# Goal
Extract only the first line of the listing and every line after it up to and including the one with "(\a:176pt) -- (\a:240pt);". Omit the pictures.

— BEGIN Data extract —

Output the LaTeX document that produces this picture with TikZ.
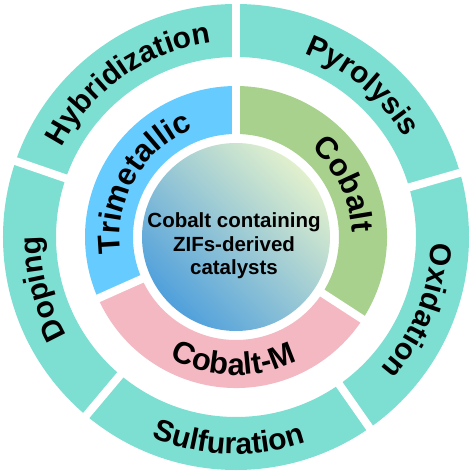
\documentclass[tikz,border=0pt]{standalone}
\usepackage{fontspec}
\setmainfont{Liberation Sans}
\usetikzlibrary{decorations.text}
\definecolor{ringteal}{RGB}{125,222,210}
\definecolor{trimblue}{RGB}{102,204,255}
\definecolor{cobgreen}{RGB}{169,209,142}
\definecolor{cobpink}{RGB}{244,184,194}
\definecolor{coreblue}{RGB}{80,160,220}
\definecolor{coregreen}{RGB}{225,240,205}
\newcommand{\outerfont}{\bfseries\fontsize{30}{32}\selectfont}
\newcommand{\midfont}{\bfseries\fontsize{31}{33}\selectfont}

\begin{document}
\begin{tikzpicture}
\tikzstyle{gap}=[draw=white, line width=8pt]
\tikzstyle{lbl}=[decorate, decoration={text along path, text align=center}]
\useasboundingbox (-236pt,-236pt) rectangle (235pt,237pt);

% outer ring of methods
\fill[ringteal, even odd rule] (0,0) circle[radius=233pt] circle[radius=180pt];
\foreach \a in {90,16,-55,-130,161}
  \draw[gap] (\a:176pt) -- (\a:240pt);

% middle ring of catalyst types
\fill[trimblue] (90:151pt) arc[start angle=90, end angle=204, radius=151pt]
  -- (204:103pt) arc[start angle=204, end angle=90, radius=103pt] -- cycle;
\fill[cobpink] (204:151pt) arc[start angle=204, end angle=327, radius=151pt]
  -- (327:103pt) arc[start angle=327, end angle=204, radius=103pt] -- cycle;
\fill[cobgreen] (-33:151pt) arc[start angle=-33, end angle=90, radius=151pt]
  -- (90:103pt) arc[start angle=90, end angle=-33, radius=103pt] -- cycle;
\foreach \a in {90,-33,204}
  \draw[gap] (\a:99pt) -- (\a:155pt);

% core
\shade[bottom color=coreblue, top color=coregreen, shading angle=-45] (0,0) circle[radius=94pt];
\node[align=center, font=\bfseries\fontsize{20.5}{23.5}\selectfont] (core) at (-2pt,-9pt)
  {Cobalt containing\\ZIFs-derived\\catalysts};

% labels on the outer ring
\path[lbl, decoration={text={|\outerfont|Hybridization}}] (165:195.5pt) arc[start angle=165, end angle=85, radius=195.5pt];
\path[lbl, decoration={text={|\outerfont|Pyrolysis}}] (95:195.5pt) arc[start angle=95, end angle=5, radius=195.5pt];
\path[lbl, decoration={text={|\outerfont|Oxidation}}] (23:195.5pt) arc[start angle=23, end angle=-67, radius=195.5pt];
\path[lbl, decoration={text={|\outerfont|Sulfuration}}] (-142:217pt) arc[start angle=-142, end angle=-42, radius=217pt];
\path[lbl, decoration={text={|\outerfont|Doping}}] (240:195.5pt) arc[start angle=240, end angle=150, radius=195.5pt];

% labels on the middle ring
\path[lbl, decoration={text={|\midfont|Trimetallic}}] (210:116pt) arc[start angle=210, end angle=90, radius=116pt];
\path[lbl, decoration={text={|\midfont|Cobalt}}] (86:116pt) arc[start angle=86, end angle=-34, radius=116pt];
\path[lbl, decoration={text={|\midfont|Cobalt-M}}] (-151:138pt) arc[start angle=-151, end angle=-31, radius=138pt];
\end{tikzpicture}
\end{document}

— END Data extract —

# In response
Output the LaTeX document that produces this picture with TikZ.
\documentclass[tikz,border=0pt]{standalone}
\usepackage{fontspec}
\setmainfont{Liberation Sans}
\usetikzlibrary{decorations.text}
\definecolor{ringteal}{RGB}{125,222,210}
\definecolor{trimblue}{RGB}{102,204,255}
\definecolor{cobgreen}{RGB}{169,209,142}
\definecolor{cobpink}{RGB}{244,184,194}
\definecolor{coreblue}{RGB}{80,160,220}
\definecolor{coregreen}{RGB}{225,240,205}
\newcommand{\outerfont}{\bfseries\fontsize{30}{32}\selectfont}
\newcommand{\midfont}{\bfseries\fontsize{31}{33}\selectfont}

\begin{document}
\begin{tikzpicture}
\tikzstyle{gap}=[draw=white, line width=8pt]
\tikzstyle{lbl}=[decorate, decoration={text along path, text align=center}]
\useasboundingbox (-236pt,-236pt) rectangle (235pt,237pt);

% outer ring of methods
\fill[ringteal, even odd rule] (0,0) circle[radius=233pt] circle[radius=180pt];
\foreach \a in {90,16,-55,-130,161}
  \draw[gap] (\a:176pt) -- (\a:240pt);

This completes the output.